Week 2: Understanding the Stock Market
Objective: Learn how the stock market works and how stocks can build wealth over time.
Topics Covered:
What is the stock market? (basic explanation)
How people make money from stocks (capital gains, dividends)
Risk and reward: why stocks can be risky but also rewarding
How to buy and sell stocks
Activity:
Students research a company they like (e.g., Nike, Apple, or Disney) and look up its stock price.

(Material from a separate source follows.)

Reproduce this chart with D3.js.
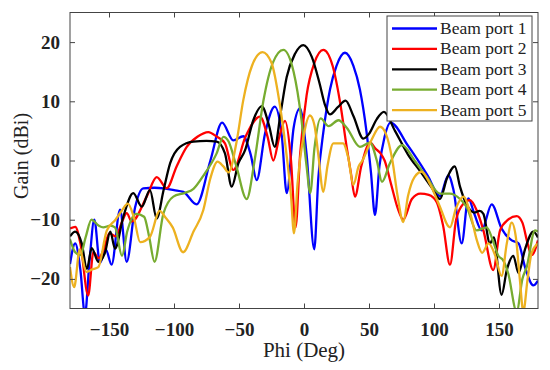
<!DOCTYPE html>
<html><head><meta charset="utf-8">
<script src="https://cdn.jsdelivr.net/npm/d3@7"></script>
<style>body{margin:0;background:#fff} svg{display:block}</style>
</head><body>
<svg id="c" width="550" height="370"></svg>
<script>
const seriesNames = ["Beam port 1","Beam port 2","Beam port 3","Beam port 4","Beam port 5"];
const xTicks = [-150,-100,-50,0,50,100,150];
const yTicks = [-20,-10,0,10,20];

const port1 = [[-180,-17.5],[-176,-14],[-172,-18.5],[-168.5,-26],[-165,-17],[-161.3,-10],[-157,-17.3],[-152.5,-15],[-148,-17.6],[-141.5,-8.3],[-136.4,-17.1],[-130,-8],[-123.6,-4.7],[-115,-4.6],[-108,-4.7],[-100,-5],[-92.8,-5.3],[-82.6,-7.4],[-72,0],[-63,6.4],[-54.4,3.4],[-46.7,4.1],[-41,1],[-36.4,-3.3],[-30,4.5],[-22.5,9.1],[-17,4],[-13.3,-5.5],[-8,5.5],[-3.1,8.8],[2,1],[7.9,-15],[11,-3],[15,5],[20,12],[25,16],[31.5,18.2],[38,16],[43,12],[48,5],[51.5,-2],[54.6,-9.2],[58,-1],[62,4],[66.5,6.4],[80,2.5],[95,-2.5],[104.6,-6],[111,-2.5],[115,-5],[121.3,-14],[126.4,-6.4],[131,-9],[136.7,-11.8],[144.4,-7.4],[152,-11.5],[159.8,-13.5],[165,-14],[170,-18],[176.4,-21.1],[180,-20.3]];
const port2 = [[-180,-11.5],[-176,-11.2],[-172,-14],[-166,-22.8],[-162,-15.5],[-158,-16.5],[-154,-15],[-149.8,-12.3],[-145,-12.8],[-139.5,-10.1],[-136.4,-8.9],[-132.5,-10.3],[-121,-6.1],[-113.3,-2.8],[-105.6,-4.7],[-98,-1],[-90.2,2.3],[-82,4],[-73.6,4.8],[-67,4],[-60.8,2.9],[-54.4,-1.6],[-45,4],[-33.8,7.4],[-28,4],[-23.6,0],[-19,4],[-14.6,6.7],[-10,0],[-6.5,-11.3],[-3,1],[2,11],[8,16.5],[14.9,18.7],[22,16],[28,9.5],[33,2],[36,-2],[39.2,-6.1],[44,-1],[51,3],[55,2],[58.5,1.3],[62,0],[67,-4],[72,-8],[76.4,-10],[83,-6.5],[89.5,-5.6],[96,-5.8],[102,-7],[107,-11],[112.3,-17.6],[117,-10],[122.6,-7.3],[127.7,-6.7],[133,-8.5],[138,-11.8],[145.6,-18.5],[150.8,-11.8],[157,-10],[163.6,-9.4],[168,-10.5],[172,-14],[175.1,-16],[180,-13.5]];
const port3 = [[-180,-12.8],[-176,-12],[-171,-14],[-167,-18.3],[-163.3,-14.8],[-158.2,-17.1],[-153,-15.5],[-149,-12],[-145.4,-14.9],[-139,-9.5],[-131.3,-5.5],[-124.8,-7.8],[-118.5,-5],[-113.3,-9.8],[-108,-5],[-103,-0.5],[-95.4,2.3],[-85,3.2],[-75,3.3],[-67.2,3.2],[-60.8,1.2],[-55.6,-4.4],[-50.5,-0.5],[-45.4,1.7],[-39,6.8],[-32.5,9.2],[-27,6],[-22.5,2.3],[-18,8],[-13.3,14.1],[-7,18],[-0.5,19.5],[6,17.5],[12,13],[16,9.5],[20,7.8],[26,9],[32,10.1],[38,7.5],[45.6,3.7],[50,4.5],[56,7],[61.5,8.2],[70,5],[80,1],[90,-2],[98,-4.5],[104.6,-6.5],[110,-3],[116,-1],[120,-4.4],[125,-7.4],[131,-8.8],[135,-8.5],[138,-9],[143,-14],[146,-13],[152,-22.7],[156,-18.5],[161,-16.1],[165,-19],[170,-15],[176.4,-12],[180,-13]];
const port4 = [[-180,-13.3],[-176,-15.5],[-172,-16],[-168,-13],[-163.5,-10],[-158,-11],[-154.4,-11.3],[-149,-11],[-145.4,-11.3],[-140,-16.1],[-136,-12],[-129,-9],[-123,-9.5],[-119,-13],[-115,-17.1],[-108.2,-9],[-100.5,-6.1],[-92,-5.5],[-85,-4.8],[-77.5,-2.6],[-67.2,1.2],[-62,4],[-58,3.2],[-52,-1],[-44.1,-6.5],[-38,0],[-31.3,10],[-24,16.5],[-15.9,18.7],[-8,15],[-2,7],[2,-1],[4.8,-5.5],[8,2],[12.8,7.1],[19,5.8],[26.5,6.8],[33,5.5],[43,2.3],[50.8,3],[56,0],[60,-3.6],[66,-0.5],[75.5,2.6],[85,0],[95,-3],[104.6,-5.6],[112,-5.6],[120,-6.5],[125,-7.8],[132.8,-11.8],[140.5,-11.3],[146,-14],[149.5,-16.1],[153,-16.8],[157,-19],[163.6,-25.5],[168,-20],[171.3,-18],[177.7,-11.8],[180,-12]];
const port5 = [[-180,-18],[-176.8,-21.4],[-172.5,-15],[-167.5,-18.8],[-163,-18.4],[-158.2,-18],[-151.8,-11.9],[-145,-10],[-140.2,-8.5],[-135.5,-7.3],[-131,-9.5],[-126,-13.8],[-118.5,-12.9],[-111,-8.5],[-107,-9.5],[-101,-11.3],[-93,-15.5],[-85,-12],[-77.5,-8.4],[-72,-3],[-66.5,-0.2],[-62,-1],[-58,-2],[-52,3],[-46.7,10.2],[-40,16],[-32,18.3],[-25,16.5],[-19,10],[-14,2],[-10,-6],[-7.7,-12.3],[-5,-4],[0,4.5],[4.6,7.6],[8,6],[11,1],[14.9,-5.3],[18,-1],[22.6,2.9],[30,2.9],[34,0.5],[38,-4.1],[42,-1],[45,0],[52,3.5],[58.5,5.7],[63,4.5],[68,0],[72,-6],[76.4,-10.4],[80,-6],[85,-2.8],[90.5,-1.9],[97,-4],[104,-7.5],[112.3,-11.3],[117,-8],[122.6,-6.1],[128,-9],[133,-13.5],[137,-15.6],[142,-14],[147,-16],[152,-19.5],[156,-14],[159.8,-10.5],[163,-13],[166,-20],[168.7,-25.5],[172,-20],[175.1,-15.6],[180,-14]];

const colors = ["#0000ff","#ff0000","#000000","#77ac30","#edb120"];
const allSeries = [port1, port2, port3, port4, port5];

const L = 70, R = 538, T = 12.5, B = 308.5;
const svg = d3.select("#c");
const x = d3.scaleLinear().domain([-180,180]).range([L,R]);
const y = d3.scaleLinear().domain([-25,25]).range([B,T]);
const axisColor = "#444";
const serif = "'Liberation Serif','Times New Roman',serif";

svg.append("defs").append("clipPath").attr("id","clip")
  .append("rect").attr("x",L).attr("y",T).attr("width",R-L).attr("height",B-T);

const line = d3.line().x(d=>x(d[0])).y(d=>y(d[1])).curve(d3.curveMonotoneX);
const g = svg.append("g").attr("clip-path","url(#clip)");
allSeries.forEach((s,i)=>{
  g.append("path").datum(s).attr("d",line).attr("fill","none")
   .attr("stroke",colors[i]).attr("stroke-width",2.3).attr("stroke-linejoin","round");
});

// axes (ticks inward, box)
const fmt = d => d < 0 ? "\u2212" + Math.abs(d) : String(d);
const xb = svg.append("g").attr("transform",`translate(0,${B})`)
  .call(d3.axisBottom(x).tickValues(xTicks).tickSize(-5).tickPadding(14).tickFormat(fmt));
const xt = svg.append("g").attr("transform",`translate(0,${T})`)
  .call(d3.axisTop(x).tickValues(xTicks).tickSize(-5).tickFormat(""));
const yl = svg.append("g").attr("transform",`translate(${L},0)`)
  .call(d3.axisLeft(y).tickValues(yTicks).tickSize(-5).tickPadding(10).tickFormat(fmt));
const yr = svg.append("g").attr("transform",`translate(${R},0)`)
  .call(d3.axisRight(y).tickValues(yTicks).tickSize(-5).tickFormat(""));
[xb,xt,yl,yr].forEach(a=>{
  a.select(".domain").remove();
  a.selectAll(".tick line").attr("stroke",axisColor);
  a.selectAll("text").attr("fill","#222").style("font-family",serif)
   .style("font-size","19px").style("font-weight","bold");
});
svg.append("rect").attr("x",L).attr("y",T).attr("width",R-L).attr("height",B-T)
  .attr("fill","none").attr("stroke",axisColor).attr("stroke-width",1);

// axis labels
svg.append("text").attr("x",(L+R)/2).attr("y",357).attr("text-anchor","middle")
  .style("font-family",serif).style("font-size","21px").attr("fill","#222").text("Phi (Deg)");
svg.append("text").attr("transform","translate(28,156) rotate(-90)").attr("text-anchor","middle")
  .style("font-family",serif).style("font-size","20px").attr("fill","#222").text("Gain (dBi)");

// legend
const lg = svg.append("g");
lg.append("rect").attr("x",387).attr("y",16).attr("width",145).attr("height",105)
  .attr("fill","#fff").attr("stroke",axisColor).attr("stroke-width",1);
seriesNames.forEach((n,i)=>{
  const yy = 28.5 + i*20.4;
  lg.append("line").attr("x1",392).attr("x2",437).attr("y1",yy).attr("y2",yy)
    .attr("stroke",colors[i]).attr("stroke-width",2.3);
  lg.append("text").attr("x",440).attr("y",yy+5.5).style("font-family",serif)
    .style("font-size","17.5px").attr("fill","#222").text(n);
});
</script>
</body></html>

Discuss why someone might invest in that company.
Week 3: Introduction to Bonds
Objective: Understand what bonds are, how they work, and why people invest in them.
Topics Covered:
What is a bond? (loaning money to a company or government)
How bonds are different from stocks
Types of bonds: government bonds, corporate bonds, municipal bonds
How bondholders earn money (interest payments, face value)
Activity:
Simulate a bond purchase: Each student “loans” money to a classmate (representing a bond), and the “borrower” pays back with interest over time.
Week 4: Exploring Certificates of Deposit (CDs)
Objective: Learn about Certificates of Deposit (CDs) and how they are used as a safe investment.
Topics Covered:
What is a CD and how does it work?
How a CD differs from stocks and bonds
Pros and cons of investing in CDs (safety vs. low returns)
Interest rates and why they matter for CDs
Activity:
Students choose between investing their savings in a CD, a stock, or a bond (in a hypothetical situation) and explain why they chose their option.
Week 5: Diversification and Risk Management
Objective: Learn about the importance of diversification and how to manage risk when investing.
Topics Covered:
What is diversification? (spreading out investments to reduce risk)
How to balance stocks, bonds, and CDs in a portfolio
Why young people can take more risks than older investors
Understanding risk tolerance and how to build a balanced investment plan
Activity:
Students create a simple diversified investment portfolio using a mix of stocks, bonds, and CDs, explaining how their choices manage risk and potential reward.
Week 6: Putting It All Together and Planning for the Future
Objective: Review the core concepts of stocks, bonds, and CDs, and create a personalized investment plan.
Topics Covered:
Recap of key topics: stocks, bonds, CDs, diversification, risk
Long-term vs. short-term investing: why patience pays off
Setting financial goals: short-term savings vs. long-term investing
How to keep learning about investing (resources for continued education)
Activity:
Students create a simple investment plan, setting a goal for their savings and deciding how much they would invest in stocks, bonds, and CDs.
End-of-Course Project:
Final Presentation: Each student presents their personalized investment portfolio and plan, explaining their choices and future financial goals.